La qualité de l'air, un enjeu local

Dans tous les débats concernant la mobilité, l’impact sur la santé de la pollution de l’air d’origine automobile reste un sujet très peu abordé bien que les connaissances scientifiques se soient accumulées ces dernières années.

Il a été scientifiquement démontré que la pollution de l’air extérieur est un facteur de risque important pour la santé. En 2013, l'OMS l'a reconnue comme cancérigène certain. Selon l'agence européenne pour l’environnement, 400.000 européens meurent prématurément chaque année du fait de la pollution atmosphérique qui provoque 10 fois plus de décès que ceux liés aux accidents de la route.

Le trafic automobile est une composante majeure de pollution de l’air, les gaz d’échappement des moteurs diesel étant également reconnus cancérigènes depuis 2012. Seules les études épidémiologiques peuvent déceler cette augmentation statistique du risque de maladies aussi répandues que l’infarctus du myocarde, l’asthme ou le cancer du poumon. Contrairement à l’amiante (responsable d’un cancer spécifique touchant la plèvre), aucune victime ne pourra prouver la responsabilité de la pollution de l’air dans l’apparition de sa propre maladie. Ainsi, ces malades et morts précoces restent invisibles et non « médiatisables ». 

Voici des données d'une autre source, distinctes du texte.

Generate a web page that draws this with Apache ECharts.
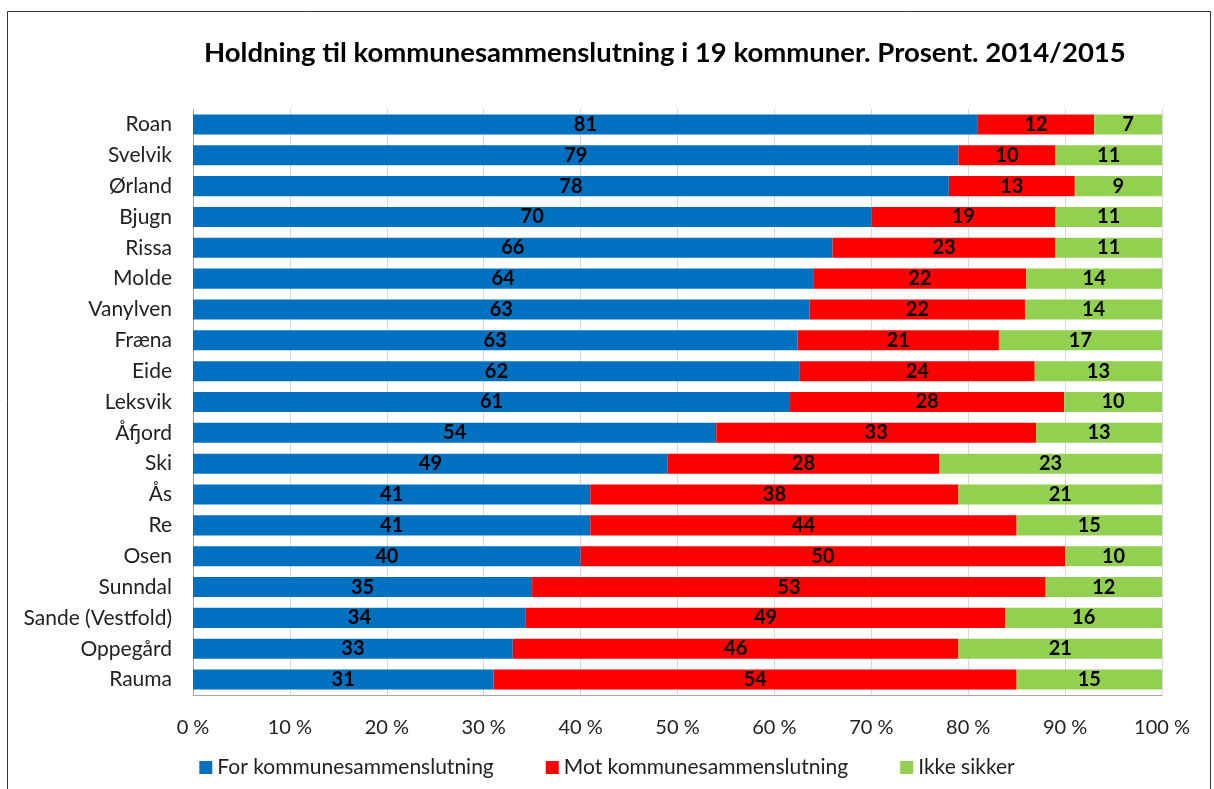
<!DOCTYPE html>
<html>
<head>
<meta charset="utf-8">
<script src="https://cdn.jsdelivr.net/npm/echarts@6/dist/echarts.min.js"></script>
<style>
  html, body { margin: 0; padding: 0; background: #fff; }
  #chart { width: 1214px; height: 789px; }
</style>
</head>
<body>
<div id="chart"></div>
<script>
const kommuner = ['Roan', 'Svelvik', 'Ørland', 'Bjugn', 'Rissa', 'Molde', 'Vanylven', 'Fræna', 'Eide', 'Leksvik', 'Åfjord', 'Ski', 'Ås', 'Re', 'Osen', 'Sunndal', 'Sande (Vestfold)', 'Oppegård', 'Rauma']
const forVals = [81, 79, 78, 70, 66, 64, 63, 63, 62, 61, 54, 49, 41, 41, 40, 35, 34, 33, 31]
const motVals = [12, 10, 13, 19, 23, 22, 22, 21, 24, 28, 33, 28, 38, 44, 50, 53, 49, 46, 54]
const ikkeVals = [7, 11, 9, 11, 11, 14, 14, 17, 13, 10, 13, 23, 21, 15, 10, 12, 16, 21, 15]
const seriesNames = ['For kommunesammenslutning', 'Mot kommunesammenslutning', 'Ikke sikker']
const colors = ['#0070c0', '#ff0000', '#92d050']

const font = 'Lato, "Noto Sans", sans-serif'
// 100 % stablet: hver rad skaleres til summen, etiketten viser tallet slik det er
const totals = kommuner.map((k, i) => forVals[i] + motVals[i] + ikkeVals[i])
const makeSeries = (name, vals, color) => ({
  name: name,
  type: 'bar',
  stack: 'total',
  barCategoryGap: '35%',
  itemStyle: { color: color },
  label: {
    show: true,
    position: 'inside',
    color: '#000',
    fontWeight: 'bold',
    fontSize: 20,
    fontFamily: font,
    formatter: p => vals[p.dataIndex]
  },
  emphasis: { disabled: true },
  data: vals.map((v, i) => v / totals[i] * 100)
})

const myChart = echarts.init(document.getElementById('chart'))
const option = {
  animation: false,
  textStyle: { fontFamily: font },
  title: {
    text: 'Holdning til kommunesammenslutning i 19 kommuner. Prosent. 2014/2015',
    left: 199,
    top: 34,
    textStyle: { fontSize: 27.5, fontWeight: 'bold', color: '#000', fontFamily: font }
  },
  graphic: [{
    type: 'rect',
    shape: { x: 7.5, y: 11.5, width: 1203, height: 800 },
    style: { fill: 'none', stroke: '#333', lineWidth: 1 },
    silent: true
  }],
  legend: {
    bottom: 6,
    left: 'center',
    itemWidth: 13,
    itemHeight: 13,
    itemGap: 52,
    icon: 'rect',
    textStyle: { fontSize: 21, color: '#222', fontFamily: font },
    data: seriesNames
  },
  grid: { left: 193, right: 52, top: 109, bottom: 94 },
  xAxis: {
    type: 'value',
    min: 0,
    max: 100,
    interval: 10,
    axisLine: { show: true, lineStyle: { color: '#a6a6a6' } },
    axisTick: { show: false },
    splitLine: { lineStyle: { color: '#d9d9d9' } },
    axisLabel: { formatter: '{value} %', fontSize: 20, color: '#222', margin: 23, fontFamily: font }
  },
  yAxis: {
    type: 'category',
    inverse: true,
    data: kommuner,
    axisLine: { lineStyle: { color: '#a6a6a6' } },
    axisTick: { show: false },
    axisLabel: { fontSize: 21, color: '#222', margin: 21, fontFamily: font }
  },
  series: [
    makeSeries(seriesNames[0], forVals, colors[0]),
    makeSeries(seriesNames[1], motVals, colors[1]),
    makeSeries(seriesNames[2], ikkeVals, colors[2])
  ]
}
myChart.setOption(option)
</script>
</body>
</html>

On pourrait nous rétorquer que ces faits scientifiques n’ont que peu à voir avec une association locale d’habitants, et relèvent davantage de politiques de mobilité au niveau régional, fédéral et européen qui viseraient à une diminution globale des émissions de polluants. Cependant, les études scientifiques nous montrent que les décisions urbanistiques au niveau local sont tout aussi primordiales. L’air est en effet davantage pollué à proximité des routes (jusqu’à 500 mètres, voire plus selon les polluants). De nombreuses études ont montré une augmentation du taux de mortalité et du risque de plusieurs maladies chroniques pour les personnes vivant aux abords des routes fréquentées. Citons notamment les maladies cardio-vasculaires, le retard de croissance intra-utérin, divers cancers chez l’enfant et l’adulte, des troubles du développement cognitif de l’enfant et l’asthme. Concernant cette dernière pathologie, le dernier éditorial d’une revue réputée de pneumologie (« Thorax », 4 janvier 2014) évoque le « challenge de la séparation » entre population et trafic automobile. 

La combinaison de multiples polluants est vraisemblablement en cause, ce qui fait que la mesure de la concentration de seulement certains d’entre eux ne permet pas d’évaluer le risque pour la santé, selon les conclusions de la revue de la littérature scientifique faite par le bureau régional de l’OMS pour l’Europe en 2013 (1).

Tous ces faits appellent logiquement une réponse politique à l’échelon local, de façon à diminuer la densité du trafic automobile près des habitations. Cette politique commence à entrer en vigueur un peu partout en Europe (article du Monde daté du 4 janvier 2014 : « en Europe, 200 villes restreignent leur accès aux véhicules polluants »). A contre-courant de cette tendance, Louvain-la-Neuve s’apprête à voir sa circulation automobile augmenter suite à la construction dans le centre-ville d'un parking P+R, présenté par la SNCB et dans la presse comme « le plus grand parking du Bénélux ». Il est symptomatique que l’UCL n’ait pas, dans son communiqué de presse du 6 décembre dernier relatif à l'inauguration du chantier, mentionné ce lien entre pollution de l’air d’origine automobile et santé publique. Les émissions de gaz polluants y sont simplement évoqués comme des "désagréments" parmi d'autres "nuisances sonores et olfactives éventuelles". Cela ne relève probablement pas que de la méconnaissance, mais aussi du déni.


(1) "Review of evidence on health aspects of air pollution-REVIHAAP Project: final technical report", pages 67 à 72 : “There is evidence of increased health effects linked to proximity to roads. What evidence is available that specific air pollutants or mixtures are responsible for such increases, taking into account co-exposures such as noise?”.